Stattdessen bietet mir die Werbemail in Sachen angewandter Pornografie an, mich selbst aus der Datenbank auszutragen. Die sind aber nett, denke ich und schreibe meine E-Mail-Adresse in das Formular hinein. Ich klicke auf "Unsubscribe" und schicke die Nachricht ab. Sofort wird eine Homepage geladen. Anstelle der Meldung "Erfolgreich ausgetragen" lese ich aber nur den Text "Internal Server Error". Naja, da wird der Server wohl nur temporär nicht erreichbar sein.
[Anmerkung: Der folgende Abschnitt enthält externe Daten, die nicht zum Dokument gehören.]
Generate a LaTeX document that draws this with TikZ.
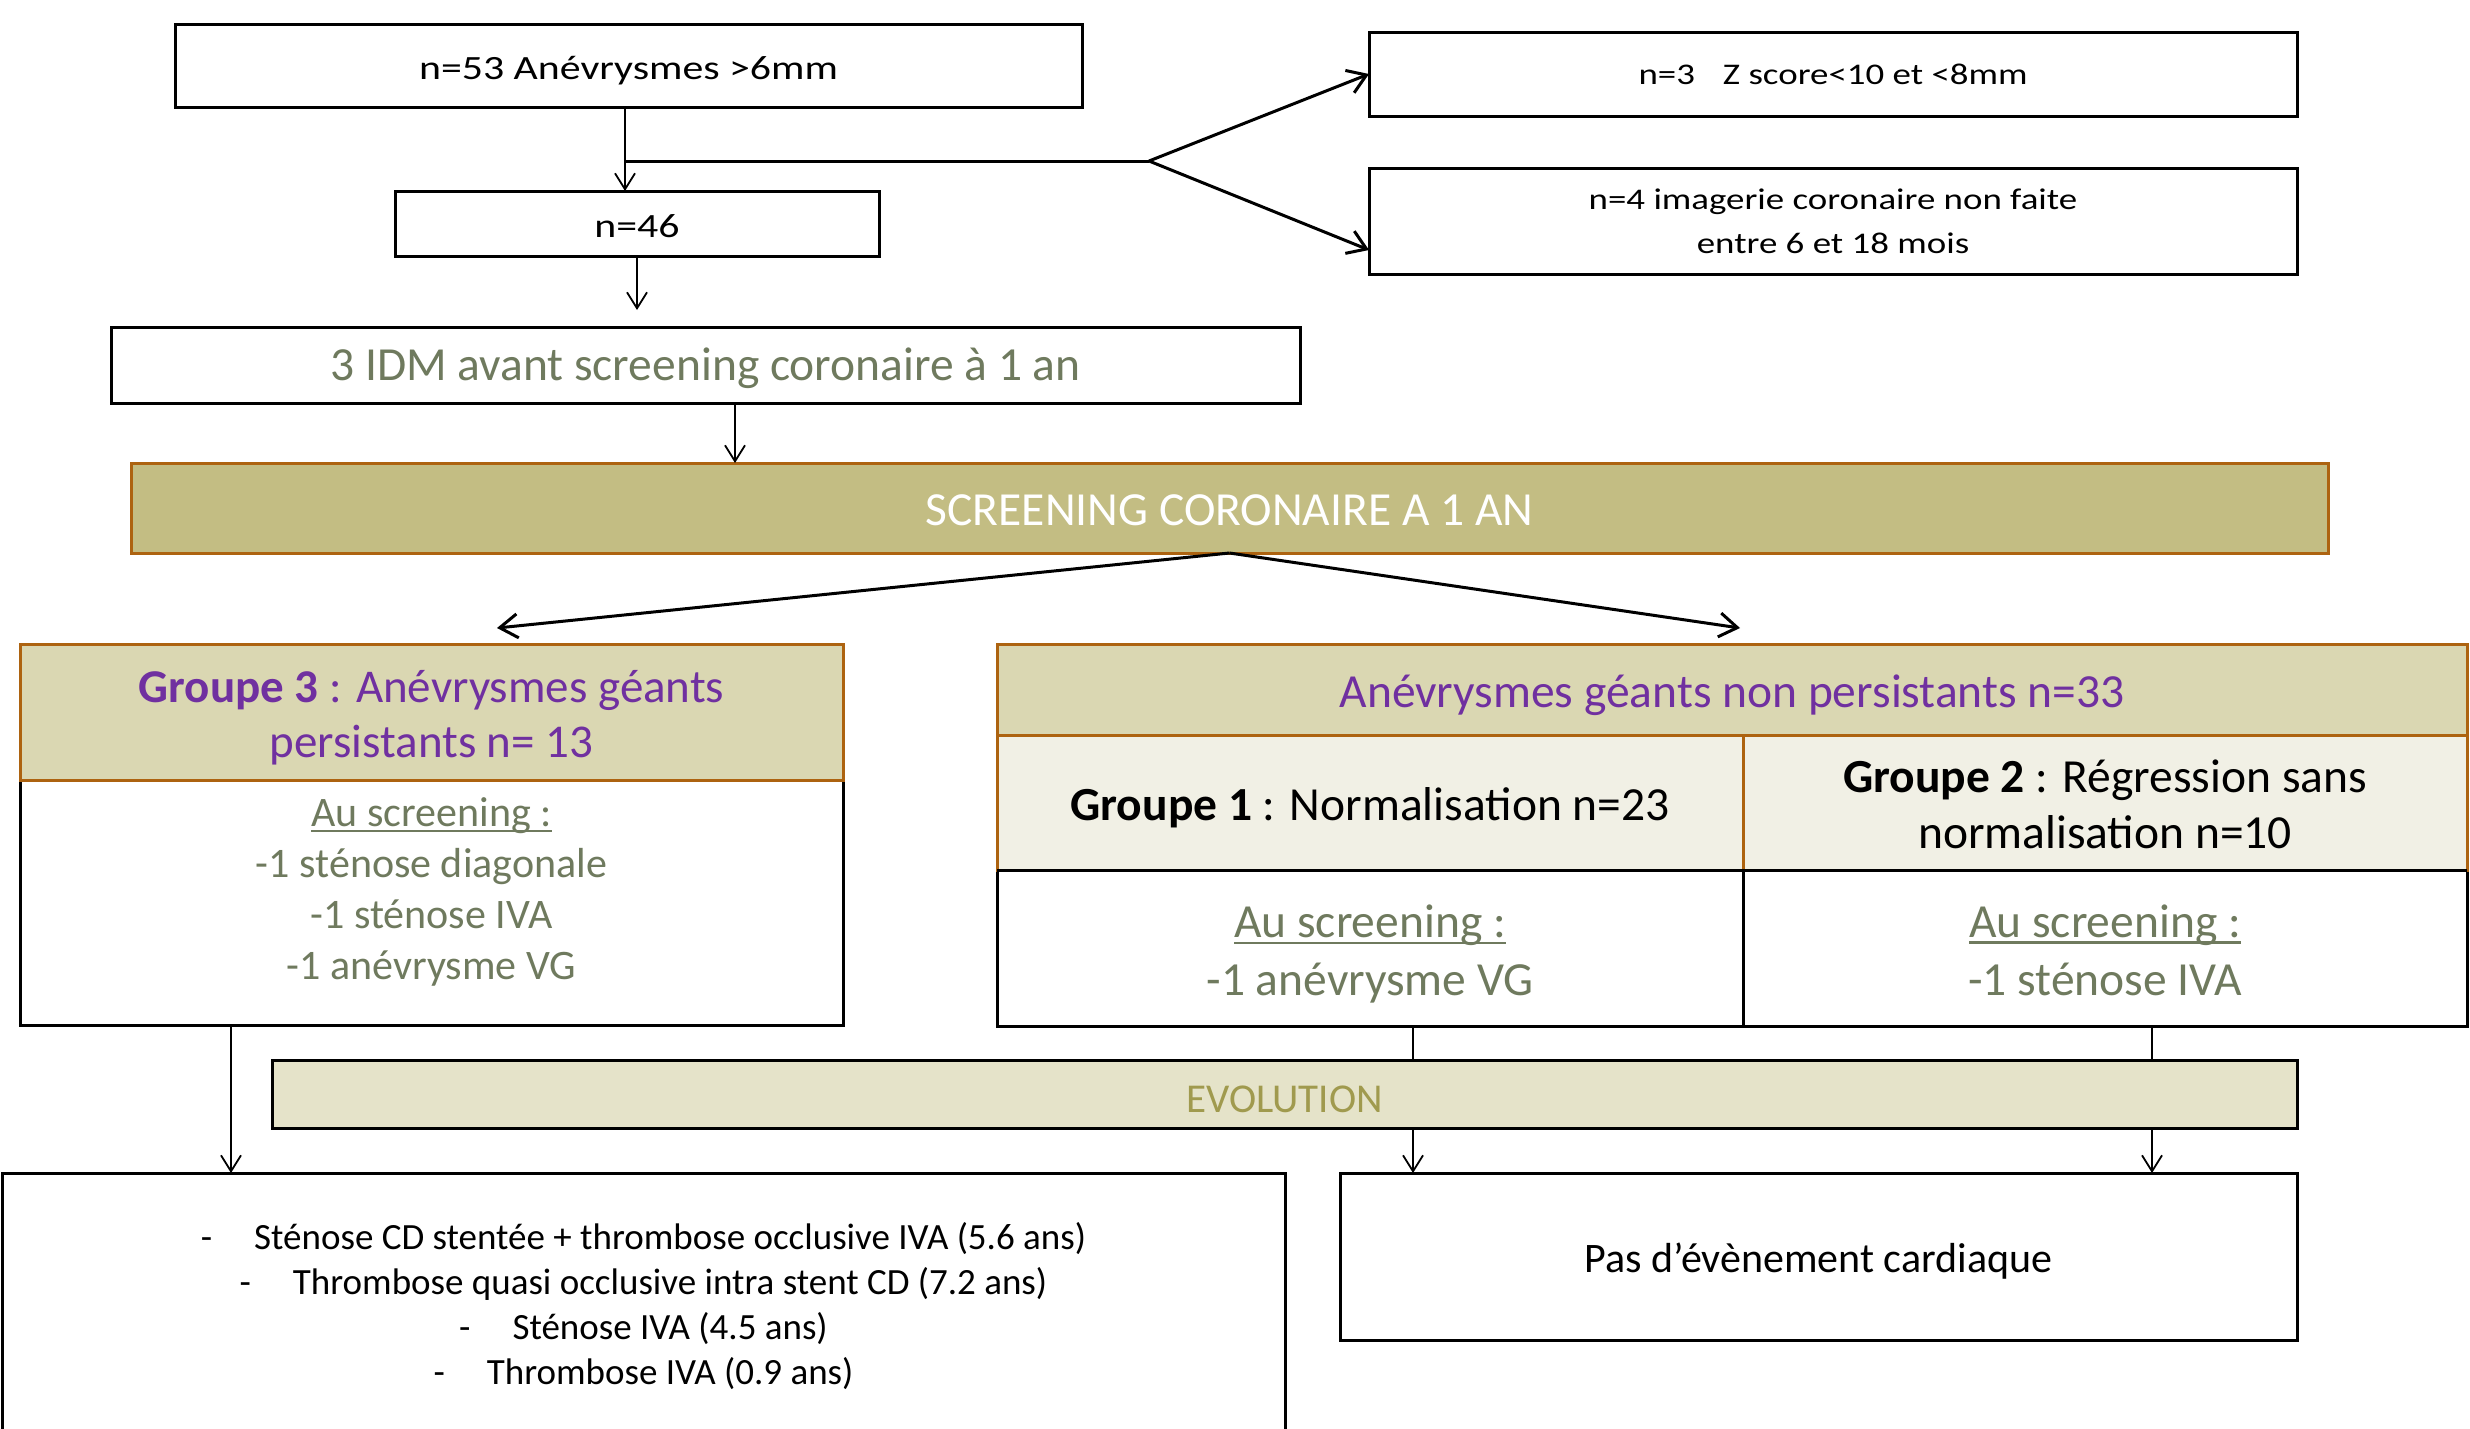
\documentclass[tikz,border=0pt]{standalone}
\usepackage{fontspec}
\setmainfont{Carlito}
\newfontfamily\widefont{Carlito}[FakeStretch=1.23]
\usetikzlibrary{arrows.meta}
\definecolor{khaki}{HTML}{C3BD83}
\definecolor{hdr}{HTML}{DAD7B2}
\definecolor{subr}{HTML}{F1F0E5}
\definecolor{evo}{HTML}{E5E3C9}
\definecolor{orb}{HTML}{AD6310}
\definecolor{purp}{HTML}{7030A0}
\definecolor{gg}{HTML}{6F7A5E}
\definecolor{olv}{HTML}{A09A4E}
\newcommand\fs[2]{\fontsize{#1}{#2}\selectfont}
\newcommand\myul[1]{\setbox0=\hbox{#1}\rlap{\rule[-0.14em]{\wd0}{0.055em}}\box0}
\tikzset{
  box/.style={draw=black, line width=3pt, inner sep=0pt, outer sep=0pt},
  obox/.style={draw=orb, line width=3pt, inner sep=0pt, outer sep=0pt},
  txt/.style={inner sep=0pt, outer sep=0pt, align=center},
  arr/.style={line width=1.8pt, -{Straight Barb[length=16pt,width=20pt]}},
  arrb/.style={line width=3pt, -{Straight Barb[length=18pt,width=24pt]}},
  plain/.style={line width=1.8pt},
}
\begin{document}
\begin{tikzpicture}[x=1pt,y=-1pt]
\path[use as bounding box, clip] (0,0) rectangle (2470,1428);
\fill[white] (0,0) rectangle (2470,1428);

% top boxes
\node[box, minimum width=907pt, minimum height=83pt] (A) at (628.5,65.5) {};
\node[txt, font={\widefont\fs{34}{41}}] (At) at ([yshift=-5pt]A.center) {n=53 Anévrysmes >6mm};
\node[box, minimum width=484pt, minimum height=65pt] (B) at (637,223.5) {};
\node[txt, font={\widefont\fs{34}{41}}] (Bt) at ([yshift=-3pt]B.center) {n=46};
\node[box, minimum width=928pt, minimum height=84pt] (C) at (1833,74) {};
\node[txt, font={\widefont\fs{30}{44}}] (Ct) at (C.center) {n=3\hspace{28pt}Z score<10 et <8mm};
\node[box, minimum width=928pt, minimum height=106pt] (D) at (1833,221) {};
\node[txt, font={\widefont\fs{30}{44}}] (Dt) at (D.center) {n=4 imagerie coronaire non faite\\entre 6 et 18 mois};
\node[box, minimum width=1189pt, minimum height=76pt] (E) at (705.5,365) {};
\node[txt, text=gg, font={\fs{47.5}{57}}] (Et) at ([yshift=-3pt]E.center) {3 IDM avant screening coronaire à 1 an};
\node[obox, fill=khaki, minimum width=2197pt, minimum height=90pt] (F) at (1229.5,508) {};
\node[txt, text=white, font={\fs{47.5}{57}}] (Ft) at ([yshift=-2pt]F.center) {SCREENING CORONAIRE A 1 AN};

% Groupe 3
\node[box, minimum width=823pt, minimum height=245pt] (Gb) at (431.5,902.5) {};
\node[txt, text=gg, font={\fs{42}{51}}] (Gbt) at ([yshift=11pt]Gb.center)
  {\myul{Au screening :}\\-1 sténose diagonale\\-1 sténose IVA\\-1 anévrysme VG};
\node[obox, fill=hdr, minimum width=823pt, minimum height=136pt] (G) at (431.5,712) {};
\node[txt, text=purp, font={\fs{47}{55}}] (Gt) at ([yshift=-6pt]G.center)
  {\textbf{Groupe 3} : Anévrysmes géants\\persistants n= 13};

% non persistants
\node[box, minimum width=746pt, minimum height=156pt] (H1b) at (1370,948) {};
\node[txt, text=gg, font={\fs{47.5}{58}}] (H1bt) at ([yshift=-6pt]H1b.center)
  {\myul{Au screening :}\\-1 anévrysme VG};
\node[box, minimum width=724pt, minimum height=156pt] (H2b) at (2105,948) {};
\node[txt, text=gg, font={\fs{47.5}{58}}] (H2bt) at ([yshift=-2pt]H2b.center)
  {\myul{Au screening :}\\-1 sténose IVA};
\node[obox, fill=subr, minimum width=746pt, minimum height=135pt] (H1) at (1370,802.5) {};
\node[txt, font={\fs{47.5}{56}}] (H1t) at ([yshift=-5pt]H1.center) {\textbf{Groupe 1} : Normalisation n=23};
\node[obox, fill=subr, minimum width=724pt, minimum height=135pt] (H2) at (2105,802.5) {};
\node[txt, font={\fs{47.5}{56}}] (H2t) at ([yshift=-2pt]H2.center) {\textbf{Groupe 2} : Régression sans\\normalisation n=10};
\draw[line width=3pt] (H1.south west) -- (H2.south east);
\node[obox, fill=hdr, minimum width=1470pt, minimum height=91pt] (H) at (1732,689.5) {};
\node[txt, text=purp, font={\fs{47.5}{57}}] (Ht) at ([yshift=-6pt]H.center) {Anévrysmes géants non persistants n=33};

% evolution
\node[box, fill=evo, minimum width=2025pt, minimum height=68pt] (EVO) at (1284.5,1094) {};
\node[txt, text=olv, font={\fs{41}{48}}] (EVOt) at ([yshift=-5pt]EVO.center) {EVOLUTION};
\node[box, minimum width=1283pt, minimum height=262pt] (I) at (643.5,1304) {};
\node[txt, font={\fs{37}{44.7}}] (It) at ([yshift=-2pt]I.center)
  {-\hspace{42pt}Sténose CD stentée + thrombose occlusive IVA (5.6 ans)\\
   -\hspace{42pt}Thrombose quasi occlusive intra stent CD (7.2 ans)\\
   -\hspace{42pt}Sténose IVA (4.5 ans)\\
   -\hspace{42pt}Thrombose IVA (0.9 ans)};
\node[box, minimum width=957pt, minimum height=167pt] (J) at (1818.5,1256.5) {};
\node[txt, font={\fs{42}{50}}] (Jt) at ([yshift=-5pt]J.center) {Pas d’évènement cardiaque};

% connectors
\coordinate (ab) at ([xshift=-3.5pt]A.south);
\draw[arr] (ab) -- (ab |- B.north);
\coordinate (br) at (625,161);
\coordinate (fork) at (1149,161);
\draw[line width=3pt] (br) -- (fork);
\draw[arrb] (fork) -- (C.west);
\draw[arrb] (fork) -- ([yshift=-29pt]D.west);
\draw[arr] (B.south) -- ([yshift=17pt]B.south |- E.north);
\coordinate (ef) at ([xshift=29.5pt]E.south);
\draw[arr] (ef) -- (ef |- F.north);
\draw[arrb] (F.south) -- ([shift={(65.5,-16)}]G.north);
\draw[arrb] (F.south) -- ([shift={(8,-16)}]H.north);
\coordinate (gi) at ([xshift=-200.5pt]Gb.south);
\draw[arr] (gi) -- (gi |- I.north);
\coordinate (h1e) at ([xshift=43pt]H1b.south);
\coordinate (h2e) at ([xshift=47pt]H2b.south);
\draw[plain] (h1e) -- (h1e |- EVO.north);
\draw[plain] (h2e) -- (h2e |- EVO.north);
\draw[arr] (h1e |- EVO.south) -- (h1e |- J.north);
\draw[arr] (h2e |- EVO.south) -- (h2e |- J.north);
\end{tikzpicture}
\end{document}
... wenn das nicht nur eine Falle wäre
Mein Mitarbeiter Gregor lacht über so viel Dummheit. Er meint, das habe alles Methode (durch den Versuch sich auszutragen, erfährt der Versender, dass man die Mail gelesen hat) und würde nur dafür Sorge tragen, dass ich weiterhin dazu bereit bin, neue Pornomails in Empfang zu nehmen. Ich solle besser einen leistungsstarken Spamfilter installieren. Dazu bin ich aber nicht bereit. Meine "normalen" Spams tragen immer wieder zu meiner persönlichen Unterhaltung bei, da möchte ich nicht drauf verzichten. Schön wäre allerdings ein Filter, der dafür sorgt, dass de Sex-Mails nicht ausgerechnet dann angezeigt werden, wenn meine Frau mit im Zimmer steht.